Exergue n° 66

 

 

« Dans une vieille chanson enfantine apparaît la commère Rehlen. Mais comme "commère" ne me disait rien, cette créature devint pour moi un esprit : la commerelle. Mes méprises défiguraient mon univers. Mais de manière bénéfique : elles me montraient les voies qui conduisaient à sa nature intime. Toute occasion leur était bonne. […] Lorsque je défigurais ainsi et le mot et moi-même, je ne faisais que ce que j’avais à faire pour prendre pied dans la vie »

Walter Benjamin, Sens unique précédé de Enfance berlinoise vers mil neuf cent
trad. J. Lacoste, Paris, Les Lettres Nouvelles / Maurice Nadeau, 2007, p. 67. 

 
 



Virginie Huguenin

09/02/2013

Ecoutez la ritournelle qui tourne, qui tourne et qui énerve : c’est celle qui encercle l’enfant qui ne la comprend pas. Soudain, il s’en saisit et, dans un sourire, la tord et la transforme, la faisant entrer dans son univers à lui. Il « défigure » le monde pour construire le sien et s’arrimer à la vie.

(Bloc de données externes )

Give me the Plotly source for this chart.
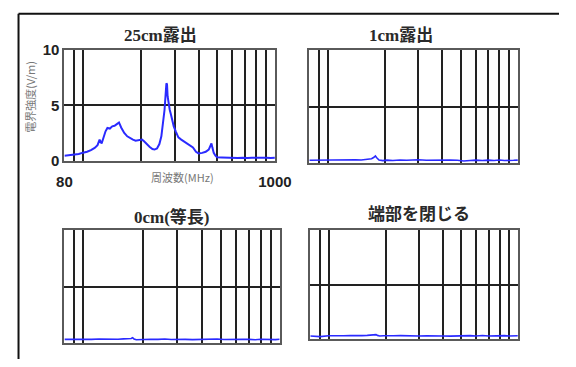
import plotly.graph_objects as go

# ---- data ----
freq1 = [80, 85, 90, 95, 100, 105, 110, 115, 119, 122, 125, 128, 131, 134, 138, 142, 146, 150, 154,
         158, 164, 170, 175, 182, 188, 195, 203, 208, 214, 222, 230, 236, 243, 250, 256, 262, 266,
         270, 272, 274, 276, 279, 283, 287, 291, 297, 305, 314, 325, 340, 355, 374, 388, 400, 418,
         436, 452, 462, 467, 472, 480, 490, 500, 530, 560, 600, 640, 680, 720, 760, 800, 850, 900,
         950, 1000]
val1 = [0.45, 0.5, 0.55, 0.6, 0.72, 0.8, 0.95, 1.15, 1.4, 1.9, 1.55, 2.1, 2.65, 2.95, 2.9, 3.1, 3.15,
        3.3, 3.45, 3.0, 2.5, 2.2, 2.05, 1.9, 1.8, 1.85, 1.9, 1.75, 1.5, 1.25, 1.05, 1.0, 1.1, 1.5,
        2.2, 3.4, 4.6, 6.2, 7.0, 6.9, 5.8, 5.1, 4.6, 4.2, 3.6, 3.1, 2.6, 2.1, 1.9, 1.65, 1.45, 1.2,
        0.8, 0.65, 0.7, 0.8, 1.0, 1.35, 1.55, 1.2, 0.7, 0.45, 0.3, 0.28, 0.25, 0.27, 0.24, 0.26,
        0.23, 0.27, 0.28, 0.25, 0.27, 0.24, 0.26]

freq_low = [80, 90, 100, 110, 120, 130, 140, 150, 160, 170, 175, 178, 181, 186, 195, 205, 220, 240,
            260, 280, 300, 330, 360, 400, 440, 480, 520, 560, 600, 650, 700, 750, 800, 850, 900, 950,
            1000]
val2 = [0.28, 0.3, 0.27, 0.3, 0.32, 0.3, 0.33, 0.31, 0.36, 0.42, 0.55, 0.66, 0.5, 0.3, 0.25, 0.3,
        0.27, 0.31, 0.28, 0.3, 0.33, 0.29, 0.31, 0.27, 0.3, 0.28, 0.22, 0.27, 0.3, 0.26, 0.3, 0.27,
        0.31, 0.26, 0.3, 0.28, 0.3]
val3 = [0.3, 0.28, 0.32, 0.3, 0.33, 0.31, 0.34, 0.32, 0.35, 0.33, 0.38, 0.45, 0.34, 0.27, 0.3, 0.28,
        0.32, 0.3, 0.33, 0.29, 0.31, 0.3, 0.28, 0.32, 0.3, 0.33, 0.29, 0.31, 0.28, 0.32, 0.3, 0.27,
        0.31, 0.29, 0.3, 0.28, 0.31]
val4 = [0.28, 0.22, 0.3, 0.27, 0.3, 0.32, 0.29, 0.31, 0.33, 0.36, 0.38, 0.4, 0.33, 0.28, 0.3, 0.27,
        0.29, 0.31, 0.28, 0.3, 0.27, 0.29, 0.31, 0.28, 0.26, 0.3, 0.27, 0.31, 0.28, 0.32, 0.27, 0.3,
        0.26, 0.31, 0.28, 0.3, 0.29]

titles = ["25cm露出", "1cm露出", "0cm(等長)", "端部を閉じる"]
grid_freqs = [90, 100, 200, 300, 400, 500, 600, 700, 800, 900]
y_ticks = [0, 5, 10]
x_tick_labels = ["80", "1000"]
y_title = "電界強度(V/m)"
x_title = "周波数(MHz)"

W, H = 576, 367

def px(x):
    return x / W

def py(y):
    return 1 - y / H

# panel boxes in pixels (left, right, top, bottom)
boxes = [(59, 279, 43, 159), (315, 533, 43, 162), (59, 284, 232, 350), (316, 533, 232, 346)]
series = [(freq1, val1, 2.0), (freq_low, val2, 1.6), (freq_low, val3, 1.6), (freq_low, val4, 1.6)]
title_pos = [(159, 28), (411, 28), (171, 218), (430, 215)]

fig = go.Figure()
layout = {}
tick_font = dict(family="Liberation Sans, Arial", size=15, color="#222")
for i, ((l, r, t, b), (fx, fv, lw)) in enumerate(zip(boxes, series)):
    n = "" if i == 0 else str(i + 1)
    xa, ya = "x" + n, "y" + n
    fig.add_trace(go.Scatter(x=fx, y=fv, mode="lines", xaxis=xa, yaxis=ya,
                             line=dict(color="#2a2aff", width=lw), showlegend=False,
                             hoverinfo="skip"))
    first = (i == 0)
    tickv = [80] + grid_freqs + [1000]
    tickt = ["<b>" + x_tick_labels[0] + "</b>"] + [""] * len(grid_freqs) + ["<b>" + x_tick_labels[1] + "</b>"]
    layout["xaxis" + n] = dict(
        domain=[px(l), px(r)], anchor=ya, type="log",
        range=[1.90309, 3.0], tickvals=tickv, ticktext=tickt,
        showticklabels=first, showgrid=True, gridcolor="#222", gridwidth=1.6,
        showline=True, mirror=True, linecolor="#5a5a5a", linewidth=2,
        zeroline=False, ticks="outside" if first else "", ticklen=6,
        tickcolor="rgba(0,0,0,0)", tickfont=tick_font, fixedrange=True)
    layout["yaxis" + n] = dict(
        domain=[py(b), py(t)], anchor=xa, range=[0, 10], tickvals=y_ticks,
        ticktext=["<b>" + str(v) + "</b>" for v in y_ticks],
        showticklabels=first, showgrid=True, gridcolor="#222", gridwidth=1.6,
        showline=True, mirror=True, linecolor="#5a5a5a", linewidth=2,
        zeroline=False, ticks="", tickfont=tick_font, fixedrange=True)

annotations = []
for (tx, ty), txt in zip(title_pos, titles):
    annotations.append(dict(x=px(tx), y=py(ty), xref="paper", yref="paper", text="<b>" + txt + "</b>",
                            showarrow=False, xanchor="center", yanchor="middle",
                            font=dict(family="Liberation Serif, Noto Sans CJK JP", size=17, color="#2a2a2a")))
annotations.append(dict(x=px(23), y=py(92), xref="paper", yref="paper", text=y_title, textangle=-90,
                        showarrow=False, xanchor="center", yanchor="middle",
                        font=dict(family="Noto Sans CJK JP", size=11, color="#777")))
annotations.append(dict(x=px(182), y=py(176), xref="paper", yref="paper", text=x_title,
                        showarrow=False, xanchor="center", yanchor="middle",
                        font=dict(family="Noto Sans CJK JP", size=11, color="#777")))

shapes = [
    dict(type="line", xref="paper", yref="paper", x0=px(11), x1=1.0, y0=py(5), y1=py(5),
         line=dict(color="#111", width=2)),
    dict(type="line", xref="paper", yref="paper", x0=px(11), x1=px(11), y0=py(5), y1=0,
         line=dict(color="#111", width=2)),
]

fig.update_layout(width=W, height=H, margin=dict(l=0, r=0, t=0, b=0),
                  paper_bgcolor="white", plot_bgcolor="white",
                  annotations=annotations, shapes=shapes, **layout)

fig.write_html("out.html", config={"displayModeBar": False},
               post_script="document.body.style.margin='0px';document.body.style.overflow='hidden';")
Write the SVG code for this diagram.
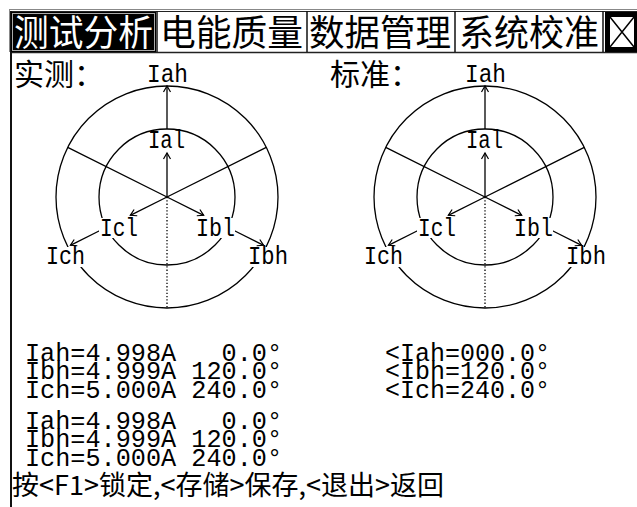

Et voici qu’apparaît la commerelle, petit esprit espiègle qui trotte entre l’absence de sens et le sens commun. Elle figure un jeu mimétique, une activité d’identification primitive et vitale en lutte contre le verbiage confus de la folie qui guette.

C’est ainsi que la vilaine bavarde cède à la créature sympathique et familière, dont les sonorités du nom, « commerelle », traduction du plus éloquent encore « Mummerehlen » allemand, invoquent au passage la douceur réconfortante d’une scène originelle : celle de la mère souriant au babil de l’enfant.